[start]

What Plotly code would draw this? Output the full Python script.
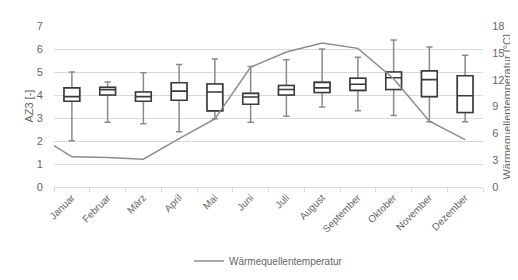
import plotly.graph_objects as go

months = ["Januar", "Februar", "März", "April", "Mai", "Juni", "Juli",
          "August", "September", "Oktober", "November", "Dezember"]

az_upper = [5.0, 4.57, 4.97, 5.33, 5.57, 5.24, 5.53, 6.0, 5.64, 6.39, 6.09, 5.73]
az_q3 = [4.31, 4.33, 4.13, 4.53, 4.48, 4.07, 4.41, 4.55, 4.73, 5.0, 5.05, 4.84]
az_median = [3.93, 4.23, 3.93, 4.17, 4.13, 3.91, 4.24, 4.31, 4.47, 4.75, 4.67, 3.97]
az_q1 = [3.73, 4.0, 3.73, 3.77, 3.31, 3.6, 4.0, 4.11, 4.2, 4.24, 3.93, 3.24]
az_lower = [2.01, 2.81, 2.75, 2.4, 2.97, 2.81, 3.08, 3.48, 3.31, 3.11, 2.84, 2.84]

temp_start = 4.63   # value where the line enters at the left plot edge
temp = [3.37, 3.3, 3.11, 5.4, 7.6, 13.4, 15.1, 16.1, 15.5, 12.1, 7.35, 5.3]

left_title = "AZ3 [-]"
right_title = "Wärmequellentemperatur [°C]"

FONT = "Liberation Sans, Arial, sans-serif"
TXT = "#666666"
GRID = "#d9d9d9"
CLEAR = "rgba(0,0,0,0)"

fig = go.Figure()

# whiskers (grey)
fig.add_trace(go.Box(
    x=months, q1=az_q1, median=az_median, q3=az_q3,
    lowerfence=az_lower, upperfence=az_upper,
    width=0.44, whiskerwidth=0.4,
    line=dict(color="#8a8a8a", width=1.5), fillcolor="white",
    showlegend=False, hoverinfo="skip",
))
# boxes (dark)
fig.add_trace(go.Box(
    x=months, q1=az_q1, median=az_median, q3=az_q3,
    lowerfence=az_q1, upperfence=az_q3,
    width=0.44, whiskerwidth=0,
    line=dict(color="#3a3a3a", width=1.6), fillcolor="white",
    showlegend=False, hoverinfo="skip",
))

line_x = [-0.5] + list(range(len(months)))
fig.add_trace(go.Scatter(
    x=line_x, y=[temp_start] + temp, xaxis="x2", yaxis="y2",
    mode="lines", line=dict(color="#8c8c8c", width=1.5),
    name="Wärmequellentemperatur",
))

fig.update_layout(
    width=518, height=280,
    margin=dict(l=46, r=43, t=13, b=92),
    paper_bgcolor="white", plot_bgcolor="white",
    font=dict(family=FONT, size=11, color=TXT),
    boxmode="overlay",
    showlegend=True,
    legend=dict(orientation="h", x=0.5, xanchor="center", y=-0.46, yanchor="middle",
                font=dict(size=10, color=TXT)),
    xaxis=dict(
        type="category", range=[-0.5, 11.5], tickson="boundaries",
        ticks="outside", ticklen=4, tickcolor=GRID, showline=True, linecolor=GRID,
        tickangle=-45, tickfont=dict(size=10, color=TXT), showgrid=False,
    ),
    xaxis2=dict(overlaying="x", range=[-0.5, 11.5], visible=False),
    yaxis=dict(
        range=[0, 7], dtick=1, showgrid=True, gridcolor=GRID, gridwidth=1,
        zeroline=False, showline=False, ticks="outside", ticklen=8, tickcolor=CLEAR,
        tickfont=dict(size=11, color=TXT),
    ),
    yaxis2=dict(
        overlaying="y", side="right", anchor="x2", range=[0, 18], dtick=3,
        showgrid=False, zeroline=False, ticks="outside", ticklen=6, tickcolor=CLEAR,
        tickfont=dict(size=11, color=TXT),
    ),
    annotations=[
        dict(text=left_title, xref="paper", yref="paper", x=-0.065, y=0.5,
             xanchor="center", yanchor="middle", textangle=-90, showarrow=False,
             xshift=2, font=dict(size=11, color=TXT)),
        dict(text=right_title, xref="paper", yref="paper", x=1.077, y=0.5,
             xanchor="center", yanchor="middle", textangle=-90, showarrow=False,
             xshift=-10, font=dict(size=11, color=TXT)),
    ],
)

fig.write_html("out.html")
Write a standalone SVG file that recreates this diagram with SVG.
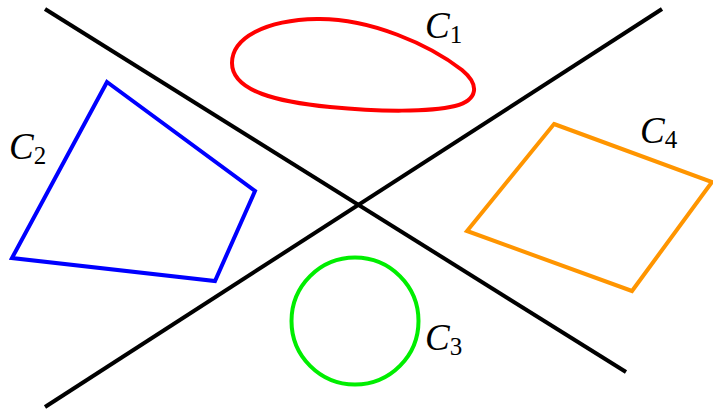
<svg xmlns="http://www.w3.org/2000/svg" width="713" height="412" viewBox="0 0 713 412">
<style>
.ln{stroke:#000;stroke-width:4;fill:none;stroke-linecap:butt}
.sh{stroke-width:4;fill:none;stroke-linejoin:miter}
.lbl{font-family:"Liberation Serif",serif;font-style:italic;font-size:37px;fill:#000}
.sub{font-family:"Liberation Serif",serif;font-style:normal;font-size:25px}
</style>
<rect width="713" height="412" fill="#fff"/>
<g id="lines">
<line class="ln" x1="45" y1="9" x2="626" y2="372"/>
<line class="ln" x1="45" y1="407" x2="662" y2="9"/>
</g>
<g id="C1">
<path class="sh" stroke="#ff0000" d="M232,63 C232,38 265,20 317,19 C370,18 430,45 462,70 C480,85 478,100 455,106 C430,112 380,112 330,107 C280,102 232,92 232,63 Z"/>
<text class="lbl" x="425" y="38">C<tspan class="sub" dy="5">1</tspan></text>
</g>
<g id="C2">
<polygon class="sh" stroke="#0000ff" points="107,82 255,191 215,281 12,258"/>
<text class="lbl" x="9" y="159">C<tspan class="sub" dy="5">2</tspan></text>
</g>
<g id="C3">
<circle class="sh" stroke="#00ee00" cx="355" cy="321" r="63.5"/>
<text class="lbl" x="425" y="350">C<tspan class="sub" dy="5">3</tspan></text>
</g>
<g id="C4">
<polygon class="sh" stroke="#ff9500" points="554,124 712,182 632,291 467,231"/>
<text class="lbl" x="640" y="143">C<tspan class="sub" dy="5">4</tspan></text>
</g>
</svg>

[end]

- Set problem -
Without the pictures, repeat the entries above line by line, from the first through the one that contains "fig = go.Figure()", both ends included.

- Output of the task -
What Plotly code would draw this? Output the full Python script.
import plotly.graph_objects as go

months = ["Januar", "Februar", "März", "April", "Mai", "Juni", "Juli",
          "August", "September", "Oktober", "November", "Dezember"]

az_upper = [5.0, 4.57, 4.97, 5.33, 5.57, 5.24, 5.53, 6.0, 5.64, 6.39, 6.09, 5.73]
az_q3 = [4.31, 4.33, 4.13, 4.53, 4.48, 4.07, 4.41, 4.55, 4.73, 5.0, 5.05, 4.84]
az_median = [3.93, 4.23, 3.93, 4.17, 4.13, 3.91, 4.24, 4.31, 4.47, 4.75, 4.67, 3.97]
az_q1 = [3.73, 4.0, 3.73, 3.77, 3.31, 3.6, 4.0, 4.11, 4.2, 4.24, 3.93, 3.24]
az_lower = [2.01, 2.81, 2.75, 2.4, 2.97, 2.81, 3.08, 3.48, 3.31, 3.11, 2.84, 2.84]

temp_start = 4.63   # value where the line enters at the left plot edge
temp = [3.37, 3.3, 3.11, 5.4, 7.6, 13.4, 15.1, 16.1, 15.5, 12.1, 7.35, 5.3]

left_title = "AZ3 [-]"
right_title = "Wärmequellentemperatur [°C]"

FONT = "Liberation Sans, Arial, sans-serif"
TXT = "#666666"
GRID = "#d9d9d9"
CLEAR = "rgba(0,0,0,0)"

fig = go.Figure()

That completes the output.